As well as picking a lower dB fan, some fans will naturally be quieter due to how they are installed. For example, inline fans are housed inside the area above the bathroom either in the loft or wall. As a result, less noise can get through.

Switching Modules

Switching modules refer to the modules or switches that activate the extractor fan. Most of the time we are used to them simply turning on when we turn on the light switch, but there are quite a few options available:

  • Basic models are activated by the light or remote switch.
  • Overrun Timer models keep the fan running for a set period after the light or remote switch is turned off. This will ensure all moisture has been extracted from the bathroom.
  • Humidistats, also known as Humidity Sensors, will turn on automatically when humidity in the bathroom reaches a pre-set level and similarly turn off when the humidity drops back down to its preset point. These are great in bathrooms where a fan is only required to extract steam. Landlords like these as they are quite efficient in that they only turn on at specific humidity, instead of every time the light is turned on.
  • While less common these days, Pullcord modules activate only the extractor fan.
  • Passive Infra-Red (PIR) sensors activate the fan automatically when someone enters the bathroom.
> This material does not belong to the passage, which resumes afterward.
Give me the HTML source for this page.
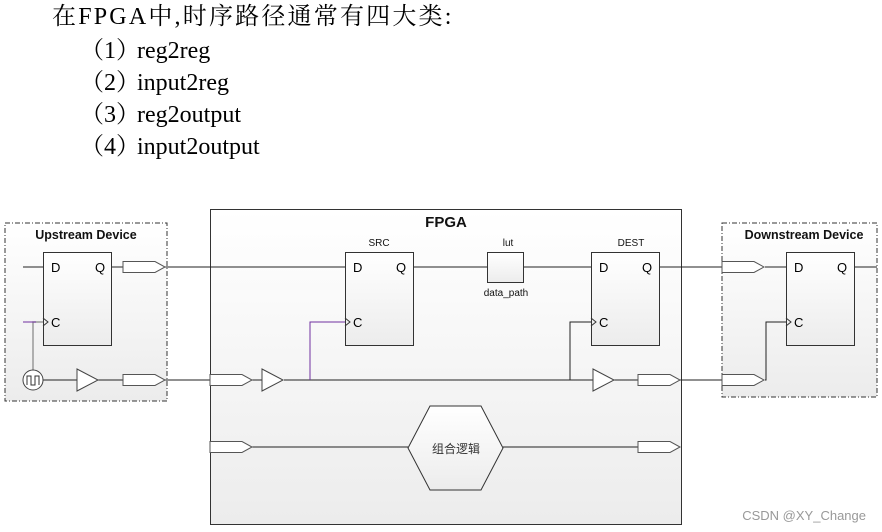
<!DOCTYPE html>
<html><head><meta charset="utf-8"><style>
body{margin:0;background:#fff;width:882px;height:532px;overflow:hidden;position:relative}
.t{position:absolute;font-family:"Liberation Serif","Noto Serif CJK SC",serif;font-size:24px;color:#000;line-height:1}
</style></head><body>
<div class="t" style="left:52px;top:5px;letter-spacing:2.2px">在FPGA中,时序路径通常有四大类:</div>
<div class="t" style="left:80px;top:39px">（1）<span style="margin-left:-3px">reg2reg</span></div>
<div class="t" style="left:80px;top:71px">（2）<span style="margin-left:-3px">input2reg</span></div>
<div class="t" style="left:80px;top:103px">（3）<span style="margin-left:-3px">reg2output</span></div>
<div class="t" style="left:80px;top:135px">（4）<span style="margin-left:-3px">input2output</span></div>
<svg width="882" height="532" style="position:absolute;left:0;top:0" font-family="Liberation Sans, DejaVu Sans, sans-serif">
<defs>
<linearGradient id="g" x1="0" y1="0" x2="0" y2="1"><stop offset="0" stop-color="#fff"/><stop offset="1" stop-color="#ececec"/></linearGradient>
<g id="port"><path d="M0,-5.5 H32 L42,0 L32,5.5 H0 Z" fill="#fff" stroke="#555" stroke-width="1"/></g>
<g id="buf"><path d="M0,-11 L21,0 L0,11 Z" fill="#fff" stroke="#444" stroke-width="1"/></g>
</defs>
<rect x="5" y="223" width="162" height="178" fill="url(#g)" stroke="#333" stroke-dasharray="5,2,1,2"/>
<rect x="210.5" y="209.5" width="471" height="315" fill="url(#g)" stroke="#333"/>
<rect x="722" y="223" width="155" height="174" fill="url(#g)" stroke="#333" stroke-dasharray="5,2,1,2"/>
<g font-weight="bold" font-size="12.5" fill="#111">
<text x="86" y="239" text-anchor="middle">Upstream Device</text>
<text x="446" y="227" text-anchor="middle" font-size="15">FPGA</text>
<text x="804" y="239" text-anchor="middle">Downstream Device</text>
</g>
<g font-size="10" fill="#111" text-anchor="middle">
<text x="379" y="246">SRC</text><text x="508" y="246">lut</text><text x="631" y="246">DEST</text>
<text x="506" y="296">data_path</text>
</g>
<g stroke="#222" stroke-width="1" fill="none">
<path d="M23,267H43 M111,267H123 M165,267H345 M412,267H487 M523,267H591 M659,267H722 M765,267H786 M854,267H877"/>
<path d="M43,380H77 M98,380H123 M165,380H210 M252,380H262 M284,380H593 M614,380H638 M680,380H722"/>
<path d="M570,380V322H591 M765,380H766V322H786"/>
<path d="M210,447H252 M252,447H408 M503,447H638"/>
</g>
<path d="M33,370V322H43" stroke="#999" stroke-width="1.5" fill="none"/>
<path d="M23,322H36" stroke="#7030a0" fill="none"/>
<path d="M310,380V322H345" stroke="#7030a0" fill="none"/>
<g fill="url(#g)" stroke="#333">
<rect x="43.5" y="252.5" width="68" height="93"/>
<rect x="345.5" y="252.5" width="68" height="93"/>
<rect x="591.5" y="252.5" width="68" height="93"/>
<rect x="786.5" y="252.5" width="68" height="93"/>
<rect x="487.5" y="252.5" width="36" height="30"/>
<path d="M408,448 L430,406 H481 L503,448 L481,490 H430 Z"/>
</g>
<g font-size="13" fill="#000">
<text x="51" y="272">D</text><text x="95" y="272">Q</text><text x="51" y="327">C</text>
<text x="353" y="272">D</text><text x="396" y="272">Q</text><text x="353" y="327">C</text>
<text x="599" y="272">D</text><text x="642" y="272">Q</text><text x="599" y="327">C</text>
<text x="794" y="272">D</text><text x="837" y="272">Q</text><text x="794" y="327">C</text>
</g>
<g fill="none" stroke="#333"><path d="M43,318L48,322L43,326 M345,318L350,322L345,326 M591,318L596,322L591,326 M786,318L791,322L786,326"/></g>
<text x="456" y="453" text-anchor="middle" font-size="12" fill="#333" font-family="Noto Sans CJK SC, sans-serif">组合逻辑</text>
<use href="#port" x="123" y="267"/><use href="#port" x="123" y="380"/>
<use href="#port" x="210" y="380"/><use href="#port" x="210" y="447"/>
<use href="#port" x="638" y="380"/><use href="#port" x="638" y="447"/>
<use href="#port" x="722" y="267"/><use href="#port" x="722" y="380"/>
<use href="#buf" x="77" y="380"/><use href="#buf" x="262" y="380"/><use href="#buf" x="593" y="380"/>
<circle cx="33" cy="380" r="10" fill="#fff" stroke="#444"/>
<path d="M27,385V376H31V385H35V376H39V385" fill="none" stroke="#333"/>
<text x="866" y="520" text-anchor="end" font-size="13" fill="#999">CSDN @XY_Change</text>
</svg>
</body></html>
Going by the list above, you will be able to work out which one is suitable for your needs. Most of the time, the overrun timers or light/remote switches are chosen, mainly because they are more commonly available than some of the others. Some extractor fans come with their own module installed where for others you have to get them separately. For most Manrose fans, you will find the module number has a letter at the end, indicating T for Timer or H for Humidity Sensor, for example. The Airflow iCON range, for example, features snap-in functionality where you can plug and play your chosen modules. This has the benefit over those already a part of the fan because they are cheaper to repair.